(WHAT NEEDS TO BE DONE)
Where does the string "chart" appear? Copy every line of the entries below that holds it.

┄┄┄┄┄┄┄┄┄┄

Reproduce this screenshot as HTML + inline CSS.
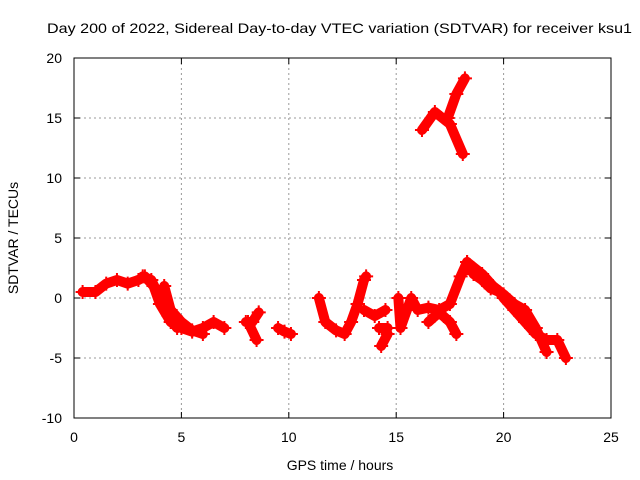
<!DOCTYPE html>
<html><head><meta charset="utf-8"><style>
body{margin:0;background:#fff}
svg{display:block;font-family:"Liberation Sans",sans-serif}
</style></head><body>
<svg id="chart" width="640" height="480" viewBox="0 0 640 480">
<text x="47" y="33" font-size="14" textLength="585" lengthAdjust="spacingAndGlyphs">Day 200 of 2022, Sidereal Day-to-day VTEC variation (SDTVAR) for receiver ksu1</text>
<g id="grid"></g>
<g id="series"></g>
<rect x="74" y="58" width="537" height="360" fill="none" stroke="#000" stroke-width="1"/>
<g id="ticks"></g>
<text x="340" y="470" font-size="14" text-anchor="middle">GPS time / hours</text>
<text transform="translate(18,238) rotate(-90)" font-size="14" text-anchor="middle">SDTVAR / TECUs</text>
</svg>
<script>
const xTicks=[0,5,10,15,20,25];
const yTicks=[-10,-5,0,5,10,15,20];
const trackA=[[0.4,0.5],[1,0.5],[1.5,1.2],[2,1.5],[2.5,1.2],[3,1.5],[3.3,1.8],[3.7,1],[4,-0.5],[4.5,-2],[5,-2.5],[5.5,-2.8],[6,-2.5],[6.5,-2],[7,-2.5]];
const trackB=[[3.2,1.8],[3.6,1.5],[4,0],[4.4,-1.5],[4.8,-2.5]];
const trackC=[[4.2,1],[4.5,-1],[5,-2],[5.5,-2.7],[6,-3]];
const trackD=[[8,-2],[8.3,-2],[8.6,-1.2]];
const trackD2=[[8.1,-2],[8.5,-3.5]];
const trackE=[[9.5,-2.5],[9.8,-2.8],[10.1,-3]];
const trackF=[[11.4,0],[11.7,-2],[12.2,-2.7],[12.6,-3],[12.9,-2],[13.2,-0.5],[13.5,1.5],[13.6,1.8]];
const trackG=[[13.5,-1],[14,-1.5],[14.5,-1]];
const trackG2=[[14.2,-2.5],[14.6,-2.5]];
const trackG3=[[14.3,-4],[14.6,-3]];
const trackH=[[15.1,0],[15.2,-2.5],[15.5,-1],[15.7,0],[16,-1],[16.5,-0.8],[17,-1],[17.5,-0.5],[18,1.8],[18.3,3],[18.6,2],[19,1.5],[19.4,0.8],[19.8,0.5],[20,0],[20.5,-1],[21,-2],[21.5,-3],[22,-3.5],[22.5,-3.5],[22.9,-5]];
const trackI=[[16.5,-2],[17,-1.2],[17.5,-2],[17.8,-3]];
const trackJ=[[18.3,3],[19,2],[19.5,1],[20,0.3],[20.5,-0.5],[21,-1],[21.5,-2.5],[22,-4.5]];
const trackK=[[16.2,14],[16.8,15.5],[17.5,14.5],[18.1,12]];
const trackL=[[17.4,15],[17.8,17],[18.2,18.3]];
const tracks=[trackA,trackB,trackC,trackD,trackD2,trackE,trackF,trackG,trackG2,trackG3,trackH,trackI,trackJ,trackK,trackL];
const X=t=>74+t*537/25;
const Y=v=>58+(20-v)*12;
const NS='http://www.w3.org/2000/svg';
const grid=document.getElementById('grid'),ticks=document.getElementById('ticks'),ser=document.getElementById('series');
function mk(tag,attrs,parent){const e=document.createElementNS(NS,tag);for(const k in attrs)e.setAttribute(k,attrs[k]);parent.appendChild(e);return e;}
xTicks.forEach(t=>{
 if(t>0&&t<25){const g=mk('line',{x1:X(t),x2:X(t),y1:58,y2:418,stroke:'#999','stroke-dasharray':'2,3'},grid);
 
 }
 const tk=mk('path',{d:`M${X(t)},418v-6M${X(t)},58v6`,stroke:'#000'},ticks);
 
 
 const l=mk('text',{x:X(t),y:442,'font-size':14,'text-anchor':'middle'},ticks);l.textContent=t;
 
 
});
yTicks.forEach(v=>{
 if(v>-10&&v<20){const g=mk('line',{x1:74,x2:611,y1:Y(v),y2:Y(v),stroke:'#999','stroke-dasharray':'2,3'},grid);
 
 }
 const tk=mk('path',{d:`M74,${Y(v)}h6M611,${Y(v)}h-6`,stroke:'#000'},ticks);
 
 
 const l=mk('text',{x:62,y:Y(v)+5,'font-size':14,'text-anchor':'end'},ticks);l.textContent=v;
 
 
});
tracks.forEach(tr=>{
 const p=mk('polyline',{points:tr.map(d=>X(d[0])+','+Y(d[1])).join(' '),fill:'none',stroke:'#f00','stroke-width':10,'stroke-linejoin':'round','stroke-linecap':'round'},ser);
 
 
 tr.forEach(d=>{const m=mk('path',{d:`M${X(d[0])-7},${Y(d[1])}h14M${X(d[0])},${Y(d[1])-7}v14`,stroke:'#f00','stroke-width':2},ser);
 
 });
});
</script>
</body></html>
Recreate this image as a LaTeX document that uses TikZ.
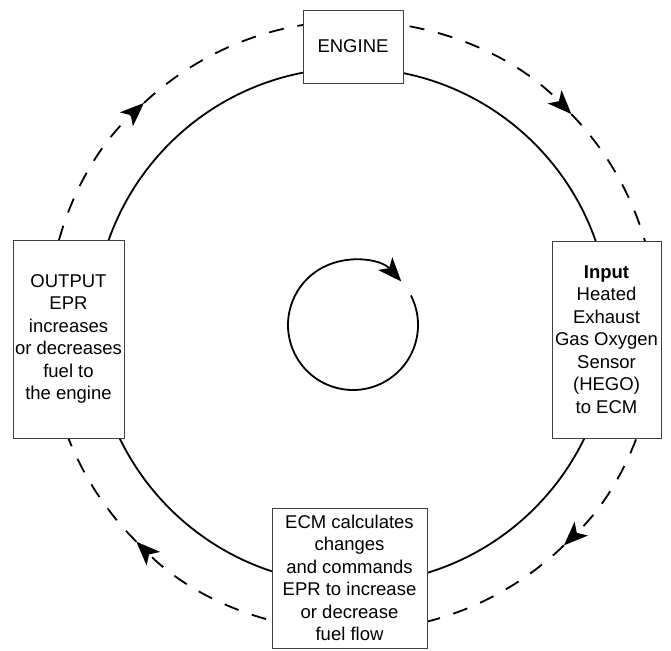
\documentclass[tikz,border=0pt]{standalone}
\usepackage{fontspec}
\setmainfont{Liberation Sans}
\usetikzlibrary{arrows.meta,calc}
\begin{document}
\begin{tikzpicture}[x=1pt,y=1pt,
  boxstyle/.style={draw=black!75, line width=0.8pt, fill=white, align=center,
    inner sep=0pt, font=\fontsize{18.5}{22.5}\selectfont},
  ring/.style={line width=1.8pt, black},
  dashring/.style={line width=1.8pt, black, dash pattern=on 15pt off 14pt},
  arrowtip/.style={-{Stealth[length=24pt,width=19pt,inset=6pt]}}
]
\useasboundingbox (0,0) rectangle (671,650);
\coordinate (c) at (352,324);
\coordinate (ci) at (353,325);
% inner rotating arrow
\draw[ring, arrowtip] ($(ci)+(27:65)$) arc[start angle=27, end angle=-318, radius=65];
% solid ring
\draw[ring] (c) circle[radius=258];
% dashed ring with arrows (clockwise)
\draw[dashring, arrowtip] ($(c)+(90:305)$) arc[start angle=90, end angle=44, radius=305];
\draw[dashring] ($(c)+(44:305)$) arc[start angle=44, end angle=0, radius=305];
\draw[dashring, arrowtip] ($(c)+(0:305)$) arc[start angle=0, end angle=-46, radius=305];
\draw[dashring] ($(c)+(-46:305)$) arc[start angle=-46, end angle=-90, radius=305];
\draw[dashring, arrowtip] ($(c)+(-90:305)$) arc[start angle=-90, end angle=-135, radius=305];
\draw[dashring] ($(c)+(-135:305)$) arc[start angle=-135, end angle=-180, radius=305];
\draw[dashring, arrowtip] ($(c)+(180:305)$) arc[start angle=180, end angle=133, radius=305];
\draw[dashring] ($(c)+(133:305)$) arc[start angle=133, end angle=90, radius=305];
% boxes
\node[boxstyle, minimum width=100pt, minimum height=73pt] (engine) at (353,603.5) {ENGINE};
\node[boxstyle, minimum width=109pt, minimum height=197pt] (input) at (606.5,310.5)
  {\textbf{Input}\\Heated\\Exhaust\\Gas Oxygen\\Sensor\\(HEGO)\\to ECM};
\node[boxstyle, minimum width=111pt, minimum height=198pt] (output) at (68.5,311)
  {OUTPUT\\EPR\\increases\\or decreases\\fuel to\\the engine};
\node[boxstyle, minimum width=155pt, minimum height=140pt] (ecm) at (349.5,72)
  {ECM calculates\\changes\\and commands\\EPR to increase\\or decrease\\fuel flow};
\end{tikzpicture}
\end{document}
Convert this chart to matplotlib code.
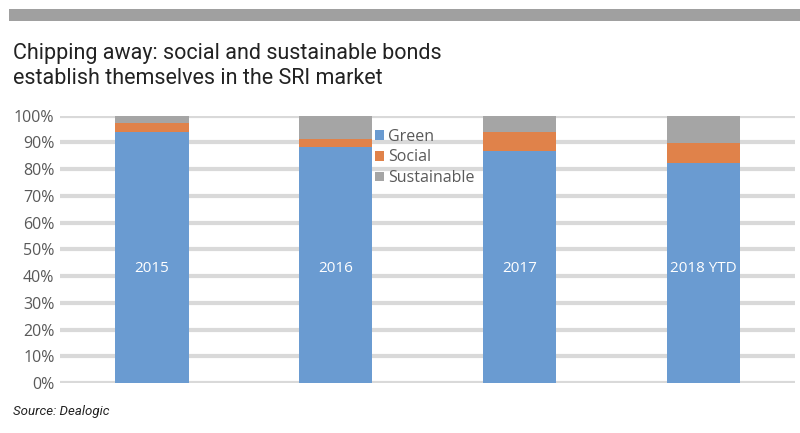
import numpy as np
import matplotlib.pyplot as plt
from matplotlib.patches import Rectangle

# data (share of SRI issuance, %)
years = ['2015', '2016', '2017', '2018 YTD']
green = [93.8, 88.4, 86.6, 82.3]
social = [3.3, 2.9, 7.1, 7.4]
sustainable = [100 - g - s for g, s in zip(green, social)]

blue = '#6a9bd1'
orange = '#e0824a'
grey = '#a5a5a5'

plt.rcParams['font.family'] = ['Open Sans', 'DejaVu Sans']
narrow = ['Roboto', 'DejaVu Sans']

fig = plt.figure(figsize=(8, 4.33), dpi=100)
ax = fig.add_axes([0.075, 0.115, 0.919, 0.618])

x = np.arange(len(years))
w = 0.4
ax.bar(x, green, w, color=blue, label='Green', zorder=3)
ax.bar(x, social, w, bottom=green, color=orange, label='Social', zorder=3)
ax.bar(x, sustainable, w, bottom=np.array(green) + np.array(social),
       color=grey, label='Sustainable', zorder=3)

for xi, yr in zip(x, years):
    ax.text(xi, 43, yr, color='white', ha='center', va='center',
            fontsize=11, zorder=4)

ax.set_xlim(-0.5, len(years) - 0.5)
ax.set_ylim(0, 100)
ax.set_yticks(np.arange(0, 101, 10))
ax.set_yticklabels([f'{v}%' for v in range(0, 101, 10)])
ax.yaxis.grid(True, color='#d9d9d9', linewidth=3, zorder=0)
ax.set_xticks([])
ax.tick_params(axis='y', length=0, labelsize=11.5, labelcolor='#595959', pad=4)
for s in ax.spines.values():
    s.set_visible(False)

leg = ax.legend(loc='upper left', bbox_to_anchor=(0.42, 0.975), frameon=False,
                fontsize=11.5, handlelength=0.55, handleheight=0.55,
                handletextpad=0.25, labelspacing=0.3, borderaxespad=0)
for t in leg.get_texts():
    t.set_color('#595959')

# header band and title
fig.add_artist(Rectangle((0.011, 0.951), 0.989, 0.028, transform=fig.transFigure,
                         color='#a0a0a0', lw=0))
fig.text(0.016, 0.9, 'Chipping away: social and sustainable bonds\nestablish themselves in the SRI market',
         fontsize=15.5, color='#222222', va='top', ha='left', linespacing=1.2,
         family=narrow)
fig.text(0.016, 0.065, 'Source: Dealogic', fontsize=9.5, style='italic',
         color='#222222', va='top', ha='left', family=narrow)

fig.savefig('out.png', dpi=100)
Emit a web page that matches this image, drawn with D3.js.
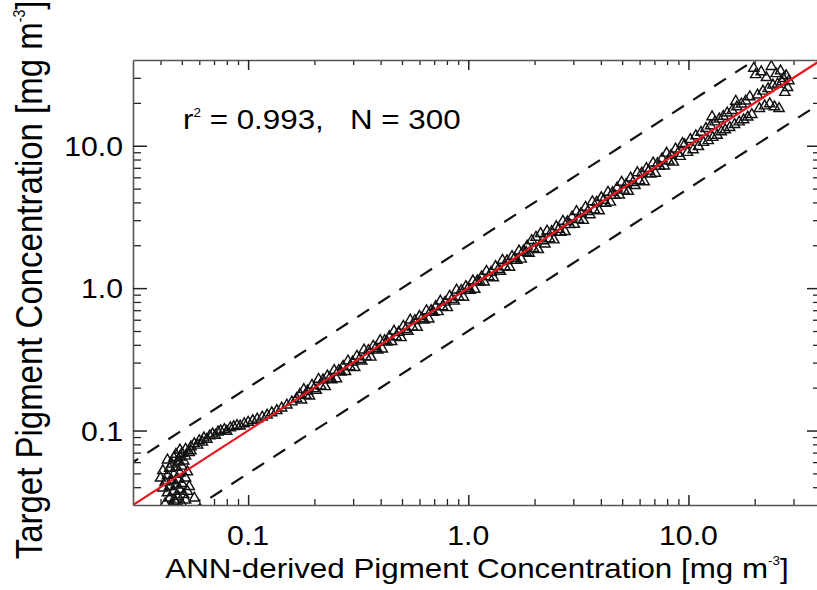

┄┄┄┄┄┄┄┄┄┄

(TASK ANSWER)
<svg id="chart" width="640" height="480" viewBox="0 0 640 480">
Convert this chart to matplotlib code.

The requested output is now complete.